Simplicity and modularity: The distinction between inner and outer loops, and between expert-derived and self-improved statistics, allows for module replacement and clear theoretical analysis.

Limitations include the following:

Increased computational cost per outer iteration, particularly in large feature spaces for game AI (table size) or deep networks (bootstrap proposals, nearest-neighbor search).
Validation scope: The bootstrapping paradigm is empirically validated primarily in shallow architectures or domain-specific statistical games; deep neural extensions and large-scale applications require additional theoretical and empirical support (Kouritzin et al., 2023).
Feature specification and hashing: The effectiveness of outer learning in game AI depends critically on the construction of a suitable and sufficiently compact feature space (Edelkamp, 17 Dec 2025).

7. Extensions and Directions for Future Work

Ongoing research extends the bootstrapping outer-learning principle to:

Deep multi-layer models: Managing bootstrap proposals across many layers and ensuring consistent representation assignment.
Streaming and online learning: Updating knowledge bases (tables or parameters) incrementally with diminishing step sizes for stability in continuous environments (Kouritzin et al., 2023).
Advanced architectures: Generalizing methods to CNNs, RNNs, or hybrid symbolic/statistical models by redefining the bootstrapping or knowledge-distillation step for their structure.
Imperfect feature spaces and compression: Optimizing hashing or bucketing for compact yet expressive statistical representation, critical for scaling in games with complex state/action spaces (Edelkamp, 17 Dec 2025).

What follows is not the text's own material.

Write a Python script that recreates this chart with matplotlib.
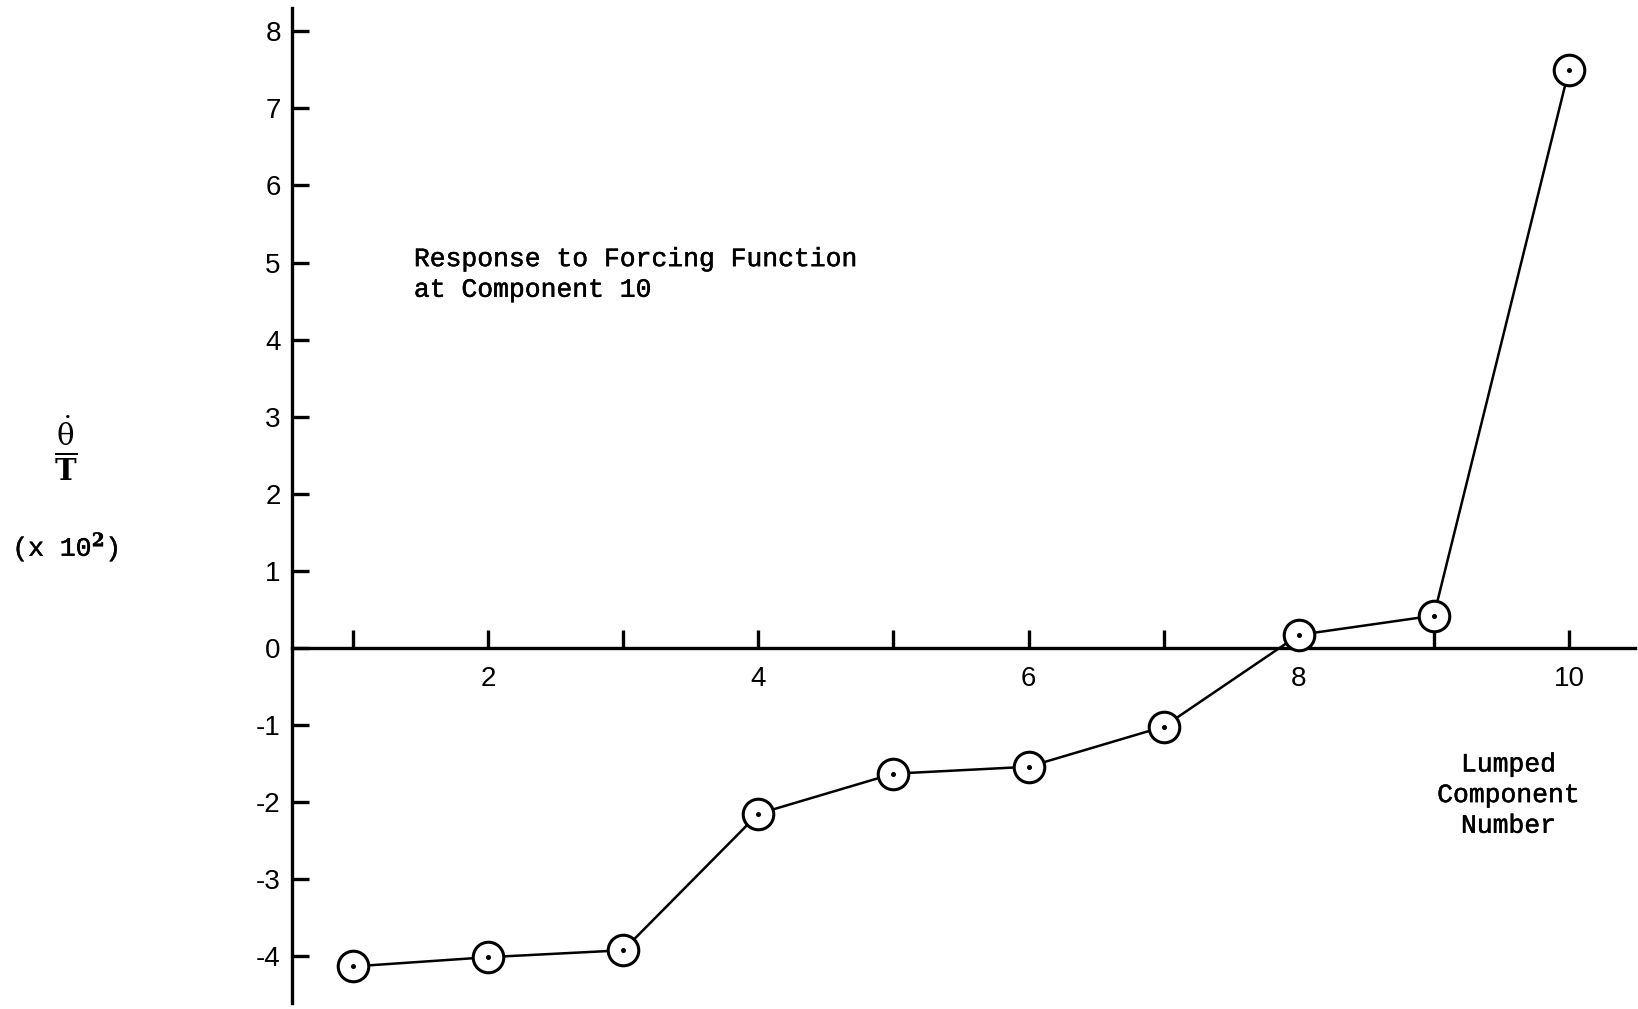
import matplotlib
matplotlib.use("Agg")
from matplotlib import pyplot as plt
from matplotlib import patheffects

# data
components = [1, 2, 3, 4, 5, 6, 7, 8, 9, 10]
response = [-4.13, -4.01, -3.92, -2.15, -1.63, -1.54, -1.02, 0.17, 0.42, 7.50]
x_tick_labels = ["", "2", "", "4", "", "6", "", "8", "", "10"]
y_ticks = [-4, -3, -2, -1, 0, 1, 2, 3, 4, 5, 6, 7, 8]
y_tick_labels = ["-4", "-3", "-2", "-1", "0", "1", "2", "3", "4", "5", "6", "7", "8"]

mono = "Liberation Mono"
sans = "Liberation Sans"
plt.rcParams["mathtext.fontset"] = "dejavuserif"

# typewriter text looks a bit heavier than the plain font
heavy = [patheffects.withStroke(linewidth=0.35, foreground="black")]

fig = plt.figure(figsize=(16.38, 10.09), dpi=100)
ax = fig.add_axes([0, 0, 1, 1])
ax.set_xlim(-1.613, 10.511)
ax.set_ylim(-4.682, 8.405)

# axes drawn through the origin like the hand plot
for side in ["top", "right"]:
    ax.spines[side].set_visible(False)
ax.spines["left"].set_position(("data", 0.548))
ax.spines["bottom"].set_position(("data", 0))
ax.spines["left"].set_bounds(-4.6, 8.3)
ax.spines["bottom"].set_bounds(0.548, 10.49)
for side in ["left", "bottom"]:
    ax.spines[side].set_linewidth(2.4)
ax.patch.set_visible(False)

ax.set_xticks(components)
ax.set_xticklabels(x_tick_labels)
ax.set_yticks(y_ticks)
ax.set_yticklabels(y_tick_labels)
ax.tick_params(axis="x", direction="in", length=13, width=2.4, pad=13)
ax.tick_params(axis="y", direction="in", length=12, width=2.4, pad=8)
for lab in ax.get_xticklabels() + ax.get_yticklabels():
    lab.set_fontfamily(sans)
    lab.set_fontsize(20)

ax.plot(components, response, color="black", linewidth=1.8,
        marker="o", markersize=22, markerfacecolor="white",
        markeredgecolor="black", markeredgewidth=2.2, zorder=3)
ax.plot(components, response, linestyle="none", marker="o", markersize=2.6,
        color="black", zorder=4)

ax.text(0.2527, 0.728, "Response to Forcing Function\nat Component 10",
        transform=ax.transAxes, fontfamily=mono, fontsize=19,
        ha="left", va="center", linespacing=1.35, path_effects=heavy)
ax.text(0.921, 0.212, "Lumped\nComponent\nNumber",
        transform=ax.transAxes, fontfamily=mono, fontsize=19,
        ha="center", va="center", linespacing=1.35, path_effects=heavy)

ax.text(0.040, 0.556, r"$\frac{\mathrm{\dot{\theta}}}{\mathbf{T}}$",
        transform=ax.transAxes, fontsize=30, ha="center", va="center")
ax.text(0.040, 0.458, "(x 10$^{\\mathbf{2}}$)",
        transform=ax.transAxes, fontfamily=mono, fontsize=19,
        ha="center", va="center", path_effects=heavy)

fig.savefig("out.png", dpi=100)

Bootstrapped outer-learning frameworks thus represent a unifying methodological advance, promoting sample-efficient self-improvement and rapid outer adaptation by explicitly leveraging stronger or more knowledgeable agent iterations as auxiliary teachers or statistical guides. Empirical evidence across few-shot image classification, game play, and shallow network regression demonstrates their effectiveness and potential for broad generalization.